╭─ Supplied information

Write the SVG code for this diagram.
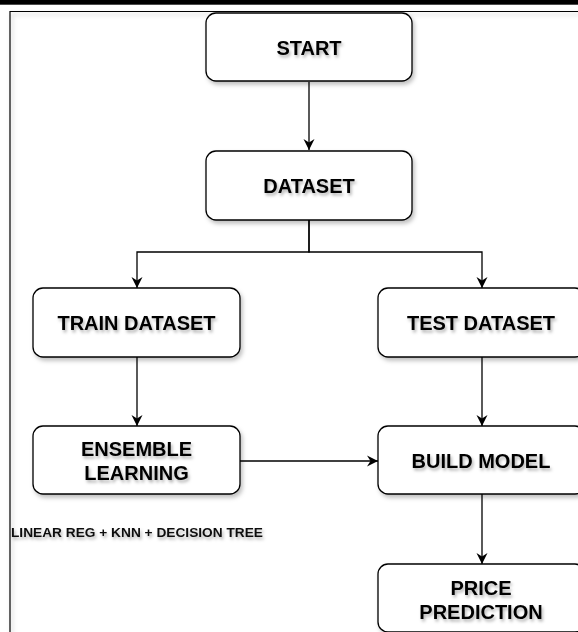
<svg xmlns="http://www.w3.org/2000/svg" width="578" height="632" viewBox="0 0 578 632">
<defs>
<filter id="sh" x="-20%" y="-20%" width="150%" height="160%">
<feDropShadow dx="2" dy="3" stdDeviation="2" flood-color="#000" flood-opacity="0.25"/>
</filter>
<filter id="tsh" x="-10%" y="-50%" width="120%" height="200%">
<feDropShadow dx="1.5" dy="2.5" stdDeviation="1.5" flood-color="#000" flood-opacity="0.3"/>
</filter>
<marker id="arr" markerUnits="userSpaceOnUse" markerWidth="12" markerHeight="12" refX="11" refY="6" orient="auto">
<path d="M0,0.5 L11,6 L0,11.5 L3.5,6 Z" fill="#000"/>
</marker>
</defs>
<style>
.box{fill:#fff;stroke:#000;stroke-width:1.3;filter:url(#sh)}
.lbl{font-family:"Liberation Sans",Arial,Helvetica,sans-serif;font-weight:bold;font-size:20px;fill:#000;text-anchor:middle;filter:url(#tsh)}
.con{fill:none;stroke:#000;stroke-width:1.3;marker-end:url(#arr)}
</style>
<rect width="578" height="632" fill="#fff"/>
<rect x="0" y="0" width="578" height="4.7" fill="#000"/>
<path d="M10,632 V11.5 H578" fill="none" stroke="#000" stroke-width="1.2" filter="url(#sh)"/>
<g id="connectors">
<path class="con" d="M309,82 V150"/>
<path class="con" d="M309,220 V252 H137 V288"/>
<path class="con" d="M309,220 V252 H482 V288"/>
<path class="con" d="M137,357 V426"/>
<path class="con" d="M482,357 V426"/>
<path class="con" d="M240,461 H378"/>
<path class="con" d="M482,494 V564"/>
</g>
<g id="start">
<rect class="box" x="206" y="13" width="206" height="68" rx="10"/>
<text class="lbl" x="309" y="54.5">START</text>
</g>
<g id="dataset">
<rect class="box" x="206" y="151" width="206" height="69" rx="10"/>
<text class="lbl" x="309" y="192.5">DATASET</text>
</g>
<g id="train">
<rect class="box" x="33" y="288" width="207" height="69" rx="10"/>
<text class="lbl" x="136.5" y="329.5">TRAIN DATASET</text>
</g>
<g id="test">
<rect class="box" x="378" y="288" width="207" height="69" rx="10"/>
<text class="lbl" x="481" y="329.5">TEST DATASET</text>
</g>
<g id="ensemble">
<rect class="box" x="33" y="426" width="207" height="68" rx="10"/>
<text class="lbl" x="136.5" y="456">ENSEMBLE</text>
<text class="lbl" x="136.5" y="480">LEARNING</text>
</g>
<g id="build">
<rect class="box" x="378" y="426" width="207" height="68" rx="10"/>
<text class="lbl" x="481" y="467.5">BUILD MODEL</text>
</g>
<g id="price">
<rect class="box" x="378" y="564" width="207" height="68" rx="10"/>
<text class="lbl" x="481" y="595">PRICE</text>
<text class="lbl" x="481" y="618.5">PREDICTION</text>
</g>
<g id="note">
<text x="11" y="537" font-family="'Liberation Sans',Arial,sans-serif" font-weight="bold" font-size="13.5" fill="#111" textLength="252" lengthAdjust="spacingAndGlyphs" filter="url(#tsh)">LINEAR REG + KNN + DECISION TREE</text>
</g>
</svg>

╰─

**Exercise goal**
Omit the pictures, then quote the rest of the material above exactly.

**Written solution**
Write the SVG code for this diagram.
<svg xmlns="http://www.w3.org/2000/svg" width="578" height="632" viewBox="0 0 578 632">
<defs>
<filter id="sh" x="-20%" y="-20%" width="150%" height="160%">
<feDropShadow dx="2" dy="3" stdDeviation="2" flood-color="#000" flood-opacity="0.25"/>
</filter>
<filter id="tsh" x="-10%" y="-50%" width="120%" height="200%">
<feDropShadow dx="1.5" dy="2.5" stdDeviation="1.5" flood-color="#000" flood-opacity="0.3"/>
</filter>
<marker id="arr" markerUnits="userSpaceOnUse" markerWidth="12" markerHeight="12" refX="11" refY="6" orient="auto">
<path d="M0,0.5 L11,6 L0,11.5 L3.5,6 Z" fill="#000"/>
</marker>
</defs>
<style>
.box{fill:#fff;stroke:#000;stroke-width:1.3;filter:url(#sh)}
.lbl{font-family:"Liberation Sans",Arial,Helvetica,sans-serif;font-weight:bold;font-size:20px;fill:#000;text-anchor:middle;filter:url(#tsh)}
.con{fill:none;stroke:#000;stroke-width:1.3;marker-end:url(#arr)}
</style>
<rect width="578" height="632" fill="#fff"/>
<rect x="0" y="0" width="578" height="4.7" fill="#000"/>
<path d="M10,632 V11.5 H578" fill="none" stroke="#000" stroke-width="1.2" filter="url(#sh)"/>
<g id="connectors">
<path class="con" d="M309,82 V150"/>
<path class="con" d="M309,220 V252 H137 V288"/>
<path class="con" d="M309,220 V252 H482 V288"/>
<path class="con" d="M137,357 V426"/>
<path class="con" d="M482,357 V426"/>
<path class="con" d="M240,461 H378"/>
<path class="con" d="M482,494 V564"/>
</g>
<g id="start">
<rect class="box" x="206" y="13" width="206" height="68" rx="10"/>
<text class="lbl" x="309" y="54.5">START</text>
</g>
<g id="dataset">
<rect class="box" x="206" y="151" width="206" height="69" rx="10"/>
<text class="lbl" x="309" y="192.5">DATASET</text>
</g>
<g id="train">
<rect class="box" x="33" y="288" width="207" height="69" rx="10"/>
<text class="lbl" x="136.5" y="329.5">TRAIN DATASET</text>
</g>
<g id="test">
<rect class="box" x="378" y="288" width="207" height="69" rx="10"/>
<text class="lbl" x="481" y="329.5">TEST DATASET</text>
</g>
<g id="ensemble">
<rect class="box" x="33" y="426" width="207" height="68" rx="10"/>
<text class="lbl" x="136.5" y="456">ENSEMBLE</text>
<text class="lbl" x="136.5" y="480">LEARNING</text>
</g>
<g id="build">
<rect class="box" x="378" y="426" width="207" height="68" rx="10"/>
<text class="lbl" x="481" y="467.5">BUILD MODEL</text>
</g>
<g id="price">
<rect class="box" x="378" y="564" width="207" height="68" rx="10"/>
<text class="lbl" x="481" y="595">PRICE</text>
<text class="lbl" x="481" y="618.5">PREDICTION</text>
</g>
<g id="note">
<text x="11" y="537" font-family="'Liberation Sans',Arial,sans-serif" font-weight="bold" font-size="13.5" fill="#111" textLength="252" lengthAdjust="spacingAndGlyphs" filter="url(#tsh)">LINEAR REG + KNN + DECISION TREE</text>
</g>
</svg>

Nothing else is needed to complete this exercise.